Summary from the publisher:
It’s been six weeks since angels of the apocalypse descended to demolish the modern world. Street gangs rule the day while fear and superstition rule the night. When warrior angels fly away with a helpless little girl, her seventeen-year-old sister Penryn will do anything to get her back.
Anything, including making a deal with an enemy angel.
Raffe is a warrior who lies broken and wingless on the street. After eons of fighting his own battles, he finds himself being rescued from a desperate situation by a half-starved teenage girl.
Traveling through a dark and twisted Northern California, they have only each other to rely on for survival. Together, they journey toward the angels’ stronghold in San Francisco where she’ll risk everything to rescue her sister and he’ll put himself at the mercy of his greatest enemies for the chance to be made whole again.
While I have been reading regularly since January, I haven’t read anything that’s inspired me enough to compel me to write a post about it… Until Angelfall. The first book in what is expected to be a five book series entitled ‘Penryn & The End of Days’. I feel a bit shameful about leaving this book for so long but also glad that I didn’t read it in 2011 when I would have had to wait two years for the sequel, World After.
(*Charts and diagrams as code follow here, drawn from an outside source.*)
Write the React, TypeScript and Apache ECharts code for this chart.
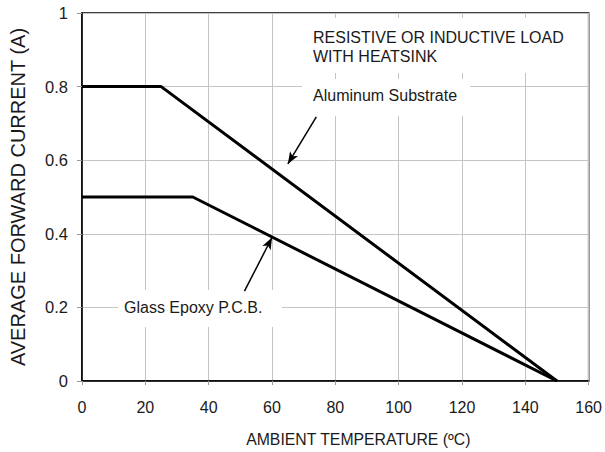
import React, { useEffect, useRef } from "react";
import * as echarts from "echarts";

const aluminumPoints: [number, number][] = [
  [0, 0.8],
  [25, 0.8],
  [150, 0],
];
const glassPoints: [number, number][] = [
  [0, 0.5],
  [35, 0.5],
  [150, 0],
];
// arrow annotations: [tail, head] in data coordinates
const aluminumArrow: [number, number][] = [
  [74, 0.718],
  [65, 0.59],
];
const glassArrow: [number, number][] = [
  [51.3, 0.244],
  [60, 0.39],
];
const titleLines = ["RESISTIVE OR INDUCTIVE LOAD", "WITH HEATSINK"];
const aluminumLabel = "Aluminum Substrate";
const glassLabel = "Glass Epoxy P.C.B.";
const xName = "AMBIENT TEMPERATURE (ºC)";
const yName = "AVERAGE FORWARD CURRENT (A)";

const FONT = "Liberation Sans, Arial, sans-serif";
const TXT = "#1a1a1a";

export default function App() {
  const ref = useRef<HTMLDivElement>(null);
  useEffect(() => {
    if (!ref.current) return;
    const chart = echarts.init(ref.current, undefined, { renderer: "svg" });
    const arrowLine = (pts: [number, number][]) => [
      { coord: pts[0], symbol: "none" },
      { coord: pts[1], symbol: "arrow" },
    ];
    chart.setOption({
      animation: false,
      backgroundColor: "#ffffff",
      grid: {
        left: 82,
        right: 15,
        top: 13,
        bottom: 70,
        show: true,
        borderColor: "#000",
        borderWidth: 1.5,
        backgroundColor: "transparent",
      },
      xAxis: {
        type: "value",
        min: 0,
        max: 160,
        interval: 20,
        name: xName,
        nameLocation: "middle",
        nameGap: 50,
        nameTextStyle: { fontFamily: FONT, fontSize: 15.8, color: TXT, padding: [0, 0, 0, 46] },
        axisLine: { show: true, lineStyle: { color: "#000", width: 1.5 } },
        axisTick: { show: true, length: 4, lineStyle: { color: "#999", width: 1 } },
        axisLabel: { fontFamily: FONT, fontSize: 16, color: TXT, margin: 18 },
        splitLine: { show: true, lineStyle: { color: "#c4c4c4", width: 1 } },
      },
      yAxis: {
        type: "value",
        min: 0,
        max: 1,
        interval: 0.2,
        name: yName,
        nameLocation: "middle",
        nameGap: 54,
        nameTextStyle: { fontFamily: FONT, fontSize: 20, color: TXT },
        axisLine: { show: true, lineStyle: { color: "#000", width: 1.5 } },
        axisTick: { show: true, length: 5, lineStyle: { color: "#999", width: 1 } },
        axisLabel: { fontFamily: FONT, fontSize: 16.5, color: TXT, margin: 14 },
        splitLine: { show: true, lineStyle: { color: "#c4c4c4", width: 1 } },
      },
      graphic: [
        { type: "rect", z: 1, shape: { x: 302, y: 18, width: 276, height: 55 }, style: { fill: "#fff" } },
        { type: "rect", z: 1, shape: { x: 302, y: 79, width: 168, height: 37 }, style: { fill: "#fff" } },
        { type: "rect", z: 1, shape: { x: 118, y: 290, width: 164, height: 37 }, style: { fill: "#fff" } },
        {
          type: "text",
          z: 3,
          style: { text: titleLines[0], x: 313, y: 37, fill: TXT, font: `16px ${FONT}`, verticalAlign: "middle" },
        },
        {
          type: "text",
          z: 3,
          style: { text: titleLines[1], x: 313, y: 56, fill: TXT, font: `16px ${FONT}`, verticalAlign: "middle" },
        },
        {
          type: "text",
          z: 3,
          style: { text: aluminumLabel, x: 313, y: 95, fill: TXT, font: `16px ${FONT}`, verticalAlign: "middle" },
        },
        {
          type: "text",
          z: 3,
          style: { text: glassLabel, x: 124, y: 307, fill: TXT, font: `16px ${FONT}`, verticalAlign: "middle" },
        },
      ],
      series: [
        {
          type: "line",
          data: aluminumPoints,
          showSymbol: false,
          lineStyle: { color: "#000", width: 3 },
          z: 5,
          markLine: {
            silent: true,
            animation: false,
            symbolSize: [7, 12],
            label: { show: false },
            lineStyle: { color: "#000", width: 1.5, type: "solid" },
            data: [arrowLine(aluminumArrow)],
          },
        },
        {
          type: "line",
          data: glassPoints,
          showSymbol: false,
          lineStyle: { color: "#000", width: 3 },
          z: 5,
          markLine: {
            silent: true,
            animation: false,
            symbolSize: [7, 12],
            label: { show: false },
            lineStyle: { color: "#000", width: 1.5, type: "solid" },
            data: [arrowLine(glassArrow)],
          },
        },
      ],
    });
    return () => chart.dispose();
  }, []);
  return (
    <div
      ref={ref}
      style={{ position: "fixed", left: 0, top: 0, width: 605, height: 452 }}
    />
  );
}
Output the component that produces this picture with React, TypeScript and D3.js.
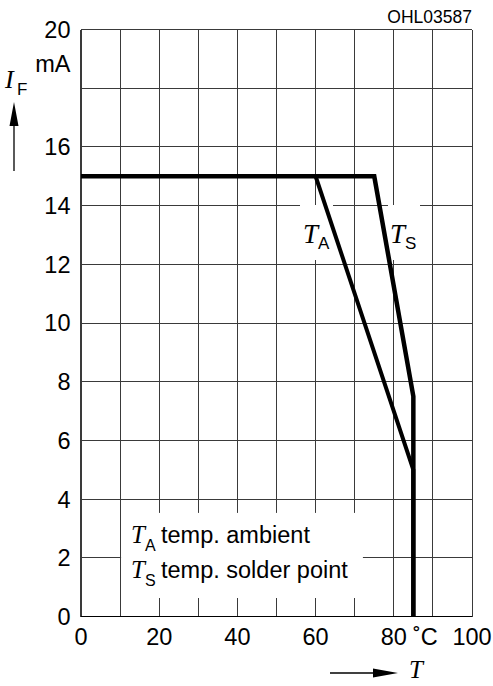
import React from "react";
import * as d3 from "d3";

// axis ticks / grid
const xTickLabels = [0, 20, 40, 60, 80, 100];
const xGridValues = [10, 20, 30, 40, 50, 60, 70, 80, 90];
const yTickLabels = [0, 2, 4, 6, 8, 10, 12, 14, 16, 20];
const yGridValues = [2, 4, 6, 8, 10, 12, 14, 16, 18];

// derating curves (T in °C, IF in mA)
const tsTemp = [0, 75, 85, 85];
const tsCurrent = [15, 15, 7.5, 0];
const taTemp = [60, 85, 85];
const taCurrent = [15, 5, 0];

const width = 493,
  height = 686;
const plotLeft = 81,
  plotRight = 472,
  plotTop = 29.5,
  plotBottom = 616.5;

const sans = "'Liberation Sans', Arial, Helvetica, sans-serif";
const serif = "'Liberation Serif', 'Times New Roman', serif";
const gridColor = "#3a3a3a";

export default function App() {
  const x = d3.scaleLinear().domain([0, 100]).range([plotLeft, plotRight]);
  const y = d3.scaleLinear().domain([0, 20]).range([plotBottom, plotTop]);

  const line = d3
    .line<[number, number]>()
    .x((d) => x(d[0]))
    .y((d) => y(d[1]));

  const tsPts = tsTemp.map((t, i) => [t, tsCurrent[i]] as [number, number]);
  const taPts = taTemp.map((t, i) => [t, taCurrent[i]] as [number, number]);

  // legend box (white, hides grid)
  const legX0 = x(10.25),
    legX1 = x(72.1),
    legY0 = y(3.53),
    legY1 = y(0.63);

  return (
    <svg
      width={width}
      height={height}
      style={{ position: "absolute", left: 0, top: 0, background: "#fff" }}
    >
      {/* grid */}
      <g stroke={gridColor} strokeWidth={1} shapeRendering="crispEdges">
        {xGridValues.map((v) => (
          <line key={"vx" + v} x1={x(v)} x2={x(v)} y1={plotTop} y2={plotBottom} />
        ))}
        {yGridValues.map((v) => (
          <line key={"hy" + v} x1={plotLeft} x2={plotRight} y1={y(v)} y2={y(v)} />
        ))}
      </g>

      {/* white patches behind labels */}
      <rect x={legX0} y={legY0} width={legX1 - legX0} height={legY1 - legY0} fill="#fff" />
      <rect x={300} y={205} width={33} height={55} fill="#fff" />
      <rect x={388} y={205} width={32} height={55} fill="#fff" />

      {/* frame */}
      <g fill="none" shapeRendering="crispEdges">
        <line x1={plotLeft} x2={plotRight} y1={plotTop} y2={plotTop} stroke={gridColor} strokeWidth={1} />
        <line x1={plotRight} x2={plotRight} y1={plotTop} y2={plotBottom} stroke={gridColor} strokeWidth={1} />
        <line x1={plotLeft} x2={plotLeft} y1={plotTop} y2={plotBottom} stroke={gridColor} strokeWidth={1.5} />
        <line x1={plotLeft} x2={plotRight} y1={plotBottom} y2={plotBottom} stroke="#000" strokeWidth={1.5} />
      </g>

      {/* curves */}
      <path d={line(tsPts) || ""} fill="none" stroke="#000" strokeWidth={4.5} strokeLinejoin="miter" />
      <path d={line(taPts) || ""} fill="none" stroke="#000" strokeWidth={4} strokeLinejoin="miter" />

      {/* curve labels */}
      <text x={303} y={243} fontFamily={serif} fontStyle="italic" fontSize={27}>T</text>
      <text x={318} y={249} fontFamily={sans} fontSize={17}>A</text>
      <text x={390} y={243} fontFamily={serif} fontStyle="italic" fontSize={27}>T</text>
      <text x={405} y={249} fontFamily={sans} fontSize={17}>S</text>

      {/* legend */}
      <text x={131} y={543} fontFamily={serif} fontStyle="italic" fontSize={25}>T</text>
      <text x={145} y={551} fontFamily={sans} fontSize={16}>A</text>
      <text x={161} y={543} fontFamily={sans} fontSize={23.5}>temp. ambient</text>
      <text x={131} y={578} fontFamily={serif} fontStyle="italic" fontSize={25}>T</text>
      <text x={145} y={586} fontFamily={sans} fontSize={16}>S</text>
      <text x={161} y={578} fontFamily={sans} fontSize={23.5}>temp. solder point</text>

      {/* y tick labels */}
      <g fontFamily={sans} fontSize={23.5} textAnchor="end">
        {yTickLabels.map((v) => (
          <text key={"yl" + v} x={70.5} y={y(v)} dy="0.36em">
            {v}
          </text>
        ))}
        <text x={70.5} y={72}>mA</text>
      </g>

      {/* x tick labels */}
      <g fontFamily={sans} fontSize={23.5} textAnchor="middle">
        {xTickLabels.map((v) => (
          <text key={"xl" + v} x={x(v)} y={645}>
            {v}
          </text>
        ))}
      </g>
      <text x={413} y={645} fontFamily={sans} fontSize={23.5}>˚C</text>

      {/* y axis title */}
      <text x={5} y={88} fontFamily={serif} fontStyle="italic" fontSize={26}>I</text>
      <text x={17} y={95} fontFamily={sans} fontSize={17}>F</text>
      <line x1={14} x2={14} y1={171} y2={122} stroke="#000" strokeWidth={1.3} />
      <path d="M14,102 L18.5,126 L9.5,126 Z" fill="#000" />

      {/* x axis title */}
      <line x1={330} x2={378} y1={673} y2={673} stroke="#000" strokeWidth={1.3} />
      <path d="M398,673 L373,668.5 L373,677.5 Z" fill="#000" />
      <text x={409} y={678} fontFamily={serif} fontStyle="italic" fontSize={25}>T</text>

      {/* drawing id */}
      <text x={472} y={23} fontFamily={sans} fontSize={17.5} textAnchor="end">OHL03587</text>
    </svg>
  );
}
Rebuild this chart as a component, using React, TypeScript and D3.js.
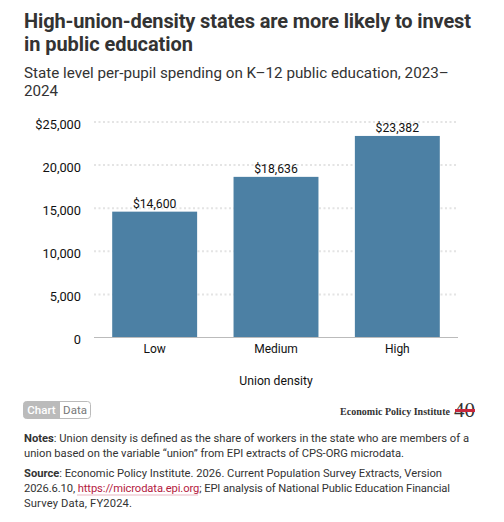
import * as d3 from "d3";

const categories = ["Low", "Medium", "High"];
const spending = [14600, 18636, 23382];
const yTicks = [0, 5000, 10000, 15000, 20000, 25000];

const titleLines = ["High-union-density states are more likely to invest", "in public education"];
const titleWidths = [447, 169];
const subtitleLines = ["State level per-pupil spending on K–12 public education, 2023–", "2024"];

const FONT = "Roboto, Lato, sans-serif";
const INK = "#333";

export default function App() {
  const x = d3.scaleBand<string>().domain(categories).range([94, 458]).paddingInner(0.3).paddingOuter(0.15);
  const y = d3.scaleLinear().domain([0, 25000]).range([337.5, 122]);
  const fmt = d3.format(",");

  return (
    <svg
      width={504}
      height={522}
      viewBox="0 0 504 522"
      style={{ position: "absolute", left: 0, top: 0, fontFamily: FONT }}
    >
      <rect width={504} height={522} fill="#fff" />

      {titleLines.map((t, i) => (
        <text key={t} x={24} y={27.5 + i * 23.5} fontSize={20} fontWeight={700} fill={INK} textLength={titleWidths[i]}>
          {t}
        </text>
      ))}
      {subtitleLines.map((t, i) => (
        <text key={t} x={24} y={77.5 + i * 18} fontSize={15.2} fill={INK}>
          {t}
        </text>
      ))}

      {yTicks.slice(1).map((t) => (
        <line
          key={t}
          x1={94}
          x2={458}
          y1={y(t)}
          y2={y(t)}
          stroke="#e4e4e4"
          strokeWidth={2}
          strokeDasharray="2 2.5"
        />
      ))}

      {yTicks.map((t) => (
        <text key={t} x={81} y={y(t) + 6.5} textAnchor="end" fontSize={12.8} fill="#111">
          {t === 25000 ? "$" + fmt(t) : fmt(t)}
        </text>
      ))}

      {categories.map((c, i) => (
        <g key={c}>
          <rect
            x={x(c)}
            y={y(spending[i])}
            width={x.bandwidth()}
            height={y(0) - y(spending[i])}
            fill="#4c80a4"
          />
          <text
            x={x(c)! + x.bandwidth() / 2}
            y={y(spending[i]) - 4}
            textAnchor="middle"
            fontSize={12.2}
            fill="#111"
          >
            {"$" + fmt(spending[i])}
          </text>
          <text x={x(c)! + x.bandwidth() / 2} y={353} textAnchor="middle" fontSize={12} fill="#111">
            {c}
          </text>
        </g>
      ))}
      <line x1={94} x2={458} y1={337.5} y2={337.5} stroke="#bbb" strokeWidth={1} />

      <text x={276} y={385} textAnchor="middle" fontSize={12.2} fill="#111">
        Union density
      </text>

      {/* chart / data toggle */}
      <rect x={23.5} y={401.5} width={67} height={17} rx={3} fill="#fff" stroke="#bbb" />
      <path d="M26.5 401.5 H60 V418.5 H26.5 a3 3 0 0 1 -3 -3 V404.5 a3 3 0 0 1 3 -3 Z" fill="#bbb" />
      <text x={41.5} y={414} textAnchor="middle" fontSize={11.5} fontWeight={500} fill="#fff">
        Chart
      </text>
      <text x={75} y={414} textAnchor="middle" fontSize={11.5} fill="#777">
        Data
      </text>

      {/* logo */}
      <text x={340} y={415} fontFamily="'Liberation Serif', serif" fontWeight={700} fontSize={10} fill="#333" textLength={110}>
        Economic Policy Institute
      </text>
      <text x={464.5} y={417} textAnchor="middle" fontFamily="'Liberation Serif', serif" fontSize={21} fill="#333">
        40
      </text>
      <rect x={455} y={409} width={20} height={3} fill="#c8283e" />

      <text x={24} y={442} fontSize={11.2} fill={INK} textLength={445}>
        <tspan fontWeight={700}>Notes</tspan>: Union density is defined as the share of workers in the state who are members of a
      </text>
      <text x={24} y={457} fontSize={11.2} fill={INK} textLength={380}>
        union based on the variable “union” from EPI extracts of CPS-ORG microdata.
      </text>
      <text x={24} y={477} fontSize={11.2} fill={INK} textLength={418}>
        <tspan fontWeight={700}>Source</tspan>:  Economic Policy Institute. 2026. Current Population Survey Extracts, Version
      </text>
      <text x={24} y={492} fontSize={11.2} fill={INK} textLength={426}>
        2026.6.10, <tspan fill="#b5213f">https://microdata.epi.org</tspan>; EPI analysis of National Public Education Financial
      </text>
      <text x={24} y={507} fontSize={11.2} fill={INK} textLength={108}>
        Survey Data, FY2024.
      </text>
      <line x1={77} x2={198} y1={495} y2={495} stroke="#e8b9c3" strokeWidth={1} />
    </svg>
  );
}
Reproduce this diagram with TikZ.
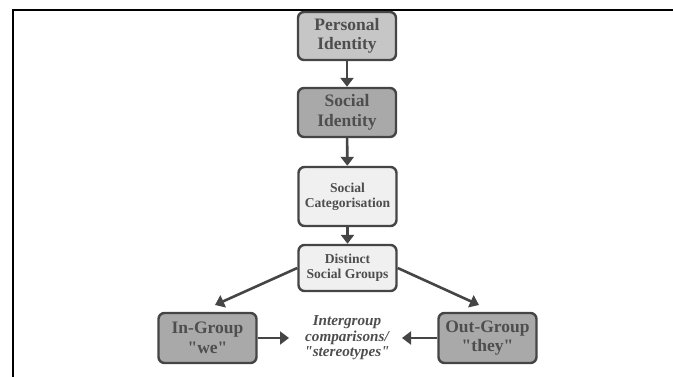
\documentclass[tikz,border=0pt]{standalone}
\usepackage{fontspec}
% plain family (no TeX ligature mapping, so " stays a straight quote)
\newfontfamily\lib{Liberation Serif}
\usetikzlibrary{arrows.meta}
\definecolor{edge}{HTML}{454545}
\definecolor{ink}{HTML}{4E4E4E}
\definecolor{midgray}{HTML}{A9A9A9}
\definecolor{lightgray}{HTML}{C6C6C6}
\definecolor{palegray}{HTML}{F0F0F0}
\begin{document}
\begin{tikzpicture}[x=1pt,y=-1pt,
  box/.style={draw=edge, line width=2.4pt, rounded corners=6pt,
    minimum width=98pt, text=ink, align=center, inner sep=0pt},
  bigtext/.style={font=\lib\fontsize{17.5}{19.5}\selectfont\bfseries},
  smalltext/.style={font=\lib\fontsize{13.6}{15}\selectfont\bfseries},
  link/.style={draw=edge, line width=2.6pt, -{Triangle[length=9pt,width=13pt]}}]
  \useasboundingbox (0,0) rectangle (673,377);
  % frame lines
  \draw[line width=2pt, black] (13.3,377) -- (13.3,10.3) -- (673,10.3);
  % boxes
  \node[box, bigtext, fill=lightgray, minimum height=48pt] (pers) at (347,36) {Personal\\Identity};
  \node[box, bigtext, fill=midgray, minimum height=49pt] (soc) at (347,112.5) {Social\\Identity};
  \node[box, smalltext, fill=palegray, minimum height=59pt] (cat) at (347.5,196.5) {Social\\Categorisation};
  \node[box, smalltext, fill=palegray, minimum height=46pt] (grp) at (347.5,268) {Distinct\\Social Groups};
  \node[box, bigtext, fill=midgray, minimum height=50pt] (in) at (207.5,338) {In-Group\\"we"};
  \node[box, bigtext, fill=midgray, minimum height=50pt] (out) at (487.5,338) {Out-Group\\"they"};
  \node[text=ink, align=center, font=\lib\fontsize{15.2}{15.5}\selectfont\bfseries\itshape] (cmp) at (347,338)
    {Intergroup\\comparisons/\\"stereotypes"};
  % connectors
  \draw[link] (pers) -- (soc);
  \draw[link] (soc) -- (cat);
  \draw[link] (cat) -- (grp);
  \coordinate (lt) at (215,305);
  \coordinate (rt) at (479,305);
  \draw[link] (grp.west) -- (lt);
  \draw[link] (grp.east) -- (rt);
  \draw[link] (in.east) -- (289,338);
  \draw[link] (out.west) -- (402,338);
\end{tikzpicture}
\end{document}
The world that Ee has created in this novel is excellent, just when I thought I had gotten a firm grip on the state of the world and the direction that the book would take – it took me, the reader, in a completely unexpected direction. The book was devoid of the cheesy declaration of love I expected that would have been wildly out of character, instead there were vicious and repulsive angels, an agnostic angel and cannibals! It was a truly wild ride. Let me say that about halfway through the book I was feeling a bit overwhelmed by the intensity of the book – if you’re a fan of action packed novels then look no further. My problem was that I felt like every time things were starting to work out and Penryn and Raffe were getting to where they wanted to be, something would trip them up. I found it a little frustrating but I understand that that’s the way that novels work and it by the time I was in the last half of the book I couldn’t put it down. The lesson: never abandon your books!
I loved the main character, Penryn. I was so excited to read a female character who knew how to take care of herself (but to a believable extent). If I had to choose a YA heroine to have as a best friend I’d probably pick Penryn. Her thought process was neither inane nor frustrating and she was loyal, the thing that kept her going was her love for her sister which was highly admirable. The secondary characters also really piqued my attention and I hope to read more about the other characters such as Josiah, the albino angel, charismatic Obi, Penryn’s mother and sister as well as Dee and Dum (did anyone else think Weasley twins when they were described as cheeky boy-next-door redheads?!). I also appreciated the slow build of relationship between Penryn and Raffe which still hadn’t fully developed at the conclusion of the novel, leaving me eager for more.
This book is like a breath of fresh air in angel-centric YA fiction. I don’t know if there’s anyone out there who hasn’t read this yet but if you’re looking for a fast-paced dystopian novel akin to The Hunger Games, look no further than Angelfall. If you’re okay with creepy and a dark representation of angels, and you’re looking for a badass heroine then this is the book for you.